* [Given instruction] Write out each line of the listing as it stands, without the images.

* [Material provided]
::::::

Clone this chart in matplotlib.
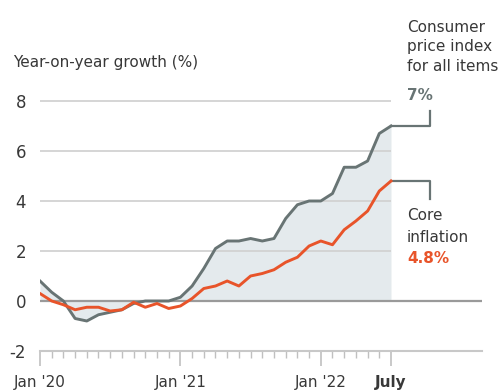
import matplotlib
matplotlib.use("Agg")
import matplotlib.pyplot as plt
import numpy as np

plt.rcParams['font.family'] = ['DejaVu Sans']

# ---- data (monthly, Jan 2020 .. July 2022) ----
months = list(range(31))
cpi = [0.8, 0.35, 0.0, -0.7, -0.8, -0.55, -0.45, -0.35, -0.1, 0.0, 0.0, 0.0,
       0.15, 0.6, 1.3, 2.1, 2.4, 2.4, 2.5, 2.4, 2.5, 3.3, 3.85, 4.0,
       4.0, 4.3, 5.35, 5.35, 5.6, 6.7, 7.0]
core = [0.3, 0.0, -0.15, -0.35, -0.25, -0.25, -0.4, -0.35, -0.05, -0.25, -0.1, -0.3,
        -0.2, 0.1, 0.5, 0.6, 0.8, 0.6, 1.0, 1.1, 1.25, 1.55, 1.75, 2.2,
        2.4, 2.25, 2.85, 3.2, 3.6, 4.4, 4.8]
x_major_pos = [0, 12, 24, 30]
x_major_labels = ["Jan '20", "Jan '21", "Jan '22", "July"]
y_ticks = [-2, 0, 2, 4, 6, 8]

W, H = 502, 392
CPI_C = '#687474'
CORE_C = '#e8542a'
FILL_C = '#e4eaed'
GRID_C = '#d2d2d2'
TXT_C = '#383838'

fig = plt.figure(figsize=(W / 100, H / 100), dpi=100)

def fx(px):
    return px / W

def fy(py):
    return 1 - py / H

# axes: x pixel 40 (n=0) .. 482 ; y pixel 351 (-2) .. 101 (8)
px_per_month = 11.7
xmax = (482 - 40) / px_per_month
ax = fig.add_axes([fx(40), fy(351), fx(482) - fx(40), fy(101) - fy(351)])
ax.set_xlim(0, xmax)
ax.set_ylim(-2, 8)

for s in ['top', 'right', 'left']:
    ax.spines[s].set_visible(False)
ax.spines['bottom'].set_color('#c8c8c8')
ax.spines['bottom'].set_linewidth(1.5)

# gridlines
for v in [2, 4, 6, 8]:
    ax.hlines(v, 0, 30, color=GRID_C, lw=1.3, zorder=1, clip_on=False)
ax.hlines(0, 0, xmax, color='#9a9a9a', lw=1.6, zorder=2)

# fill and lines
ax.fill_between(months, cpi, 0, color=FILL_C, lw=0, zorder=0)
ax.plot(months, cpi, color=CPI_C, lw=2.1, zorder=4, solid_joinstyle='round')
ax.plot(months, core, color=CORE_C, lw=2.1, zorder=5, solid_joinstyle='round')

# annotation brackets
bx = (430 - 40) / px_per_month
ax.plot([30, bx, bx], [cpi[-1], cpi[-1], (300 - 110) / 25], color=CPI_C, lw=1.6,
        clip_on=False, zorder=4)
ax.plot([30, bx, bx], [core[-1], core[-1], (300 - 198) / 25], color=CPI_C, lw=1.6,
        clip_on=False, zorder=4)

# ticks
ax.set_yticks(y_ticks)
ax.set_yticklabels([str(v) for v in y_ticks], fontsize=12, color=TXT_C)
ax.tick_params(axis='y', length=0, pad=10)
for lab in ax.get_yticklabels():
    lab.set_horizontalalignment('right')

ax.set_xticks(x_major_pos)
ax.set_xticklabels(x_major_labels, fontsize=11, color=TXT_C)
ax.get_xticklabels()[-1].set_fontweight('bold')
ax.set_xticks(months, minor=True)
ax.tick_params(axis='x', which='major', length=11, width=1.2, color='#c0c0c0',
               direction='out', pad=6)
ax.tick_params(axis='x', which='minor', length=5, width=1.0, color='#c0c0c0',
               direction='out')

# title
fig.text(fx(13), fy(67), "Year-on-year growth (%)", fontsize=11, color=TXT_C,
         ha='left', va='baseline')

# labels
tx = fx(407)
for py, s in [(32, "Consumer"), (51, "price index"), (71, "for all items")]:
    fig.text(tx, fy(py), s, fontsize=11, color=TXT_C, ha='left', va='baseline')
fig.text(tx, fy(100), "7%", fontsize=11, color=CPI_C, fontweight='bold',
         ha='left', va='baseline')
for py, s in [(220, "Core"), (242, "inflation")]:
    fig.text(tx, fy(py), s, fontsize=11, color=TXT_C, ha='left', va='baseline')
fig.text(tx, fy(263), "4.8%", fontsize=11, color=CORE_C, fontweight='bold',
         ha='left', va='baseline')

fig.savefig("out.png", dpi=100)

::::::

* [Written answer]
Clone this chart in matplotlib.
import matplotlib
matplotlib.use("Agg")
import matplotlib.pyplot as plt
import numpy as np

plt.rcParams['font.family'] = ['DejaVu Sans']

# ---- data (monthly, Jan 2020 .. July 2022) ----
months = list(range(31))
cpi = [0.8, 0.35, 0.0, -0.7, -0.8, -0.55, -0.45, -0.35, -0.1, 0.0, 0.0, 0.0,
       0.15, 0.6, 1.3, 2.1, 2.4, 2.4, 2.5, 2.4, 2.5, 3.3, 3.85, 4.0,
       4.0, 4.3, 5.35, 5.35, 5.6, 6.7, 7.0]
core = [0.3, 0.0, -0.15, -0.35, -0.25, -0.25, -0.4, -0.35, -0.05, -0.25, -0.1, -0.3,
        -0.2, 0.1, 0.5, 0.6, 0.8, 0.6, 1.0, 1.1, 1.25, 1.55, 1.75, 2.2,
        2.4, 2.25, 2.85, 3.2, 3.6, 4.4, 4.8]
x_major_pos = [0, 12, 24, 30]
x_major_labels = ["Jan '20", "Jan '21", "Jan '22", "July"]
y_ticks = [-2, 0, 2, 4, 6, 8]

W, H = 502, 392
CPI_C = '#687474'
CORE_C = '#e8542a'
FILL_C = '#e4eaed'
GRID_C = '#d2d2d2'
TXT_C = '#383838'

fig = plt.figure(figsize=(W / 100, H / 100), dpi=100)

def fx(px):
    return px / W

def fy(py):
    return 1 - py / H

# axes: x pixel 40 (n=0) .. 482 ; y pixel 351 (-2) .. 101 (8)
px_per_month = 11.7
xmax = (482 - 40) / px_per_month
ax = fig.add_axes([fx(40), fy(351), fx(482) - fx(40), fy(101) - fy(351)])
ax.set_xlim(0, xmax)
ax.set_ylim(-2, 8)

for s in ['top', 'right', 'left']:
    ax.spines[s].set_visible(False)
ax.spines['bottom'].set_color('#c8c8c8')
ax.spines['bottom'].set_linewidth(1.5)

# gridlines
for v in [2, 4, 6, 8]:
    ax.hlines(v, 0, 30, color=GRID_C, lw=1.3, zorder=1, clip_on=False)
ax.hlines(0, 0, xmax, color='#9a9a9a', lw=1.6, zorder=2)

# fill and lines
ax.fill_between(months, cpi, 0, color=FILL_C, lw=0, zorder=0)
ax.plot(months, cpi, color=CPI_C, lw=2.1, zorder=4, solid_joinstyle='round')
ax.plot(months, core, color=CORE_C, lw=2.1, zorder=5, solid_joinstyle='round')

# annotation brackets
bx = (430 - 40) / px_per_month
ax.plot([30, bx, bx], [cpi[-1], cpi[-1], (300 - 110) / 25], color=CPI_C, lw=1.6,
        clip_on=False, zorder=4)
ax.plot([30, bx, bx], [core[-1], core[-1], (300 - 198) / 25], color=CPI_C, lw=1.6,
        clip_on=False, zorder=4)

# ticks
ax.set_yticks(y_ticks)
ax.set_yticklabels([str(v) for v in y_ticks], fontsize=12, color=TXT_C)
ax.tick_params(axis='y', length=0, pad=10)
for lab in ax.get_yticklabels():
    lab.set_horizontalalignment('right')

ax.set_xticks(x_major_pos)
ax.set_xticklabels(x_major_labels, fontsize=11, color=TXT_C)
ax.get_xticklabels()[-1].set_fontweight('bold')
ax.set_xticks(months, minor=True)
ax.tick_params(axis='x', which='major', length=11, width=1.2, color='#c0c0c0',
               direction='out', pad=6)
ax.tick_params(axis='x', which='minor', length=5, width=1.0, color='#c0c0c0',
               direction='out')

# title
fig.text(fx(13), fy(67), "Year-on-year growth (%)", fontsize=11, color=TXT_C,
         ha='left', va='baseline')

# labels
tx = fx(407)
for py, s in [(32, "Consumer"), (51, "price index"), (71, "for all items")]:
    fig.text(tx, fy(py), s, fontsize=11, color=TXT_C, ha='left', va='baseline')
fig.text(tx, fy(100), "7%", fontsize=11, color=CPI_C, fontweight='bold',
         ha='left', va='baseline')
for py, s in [(220, "Core"), (242, "inflation")]:
    fig.text(tx, fy(py), s, fontsize=11, color=TXT_C, ha='left', va='baseline')
fig.text(tx, fy(263), "4.8%", fontsize=11, color=CORE_C, fontweight='bold',
         ha='left', va='baseline')

fig.savefig("out.png", dpi=100)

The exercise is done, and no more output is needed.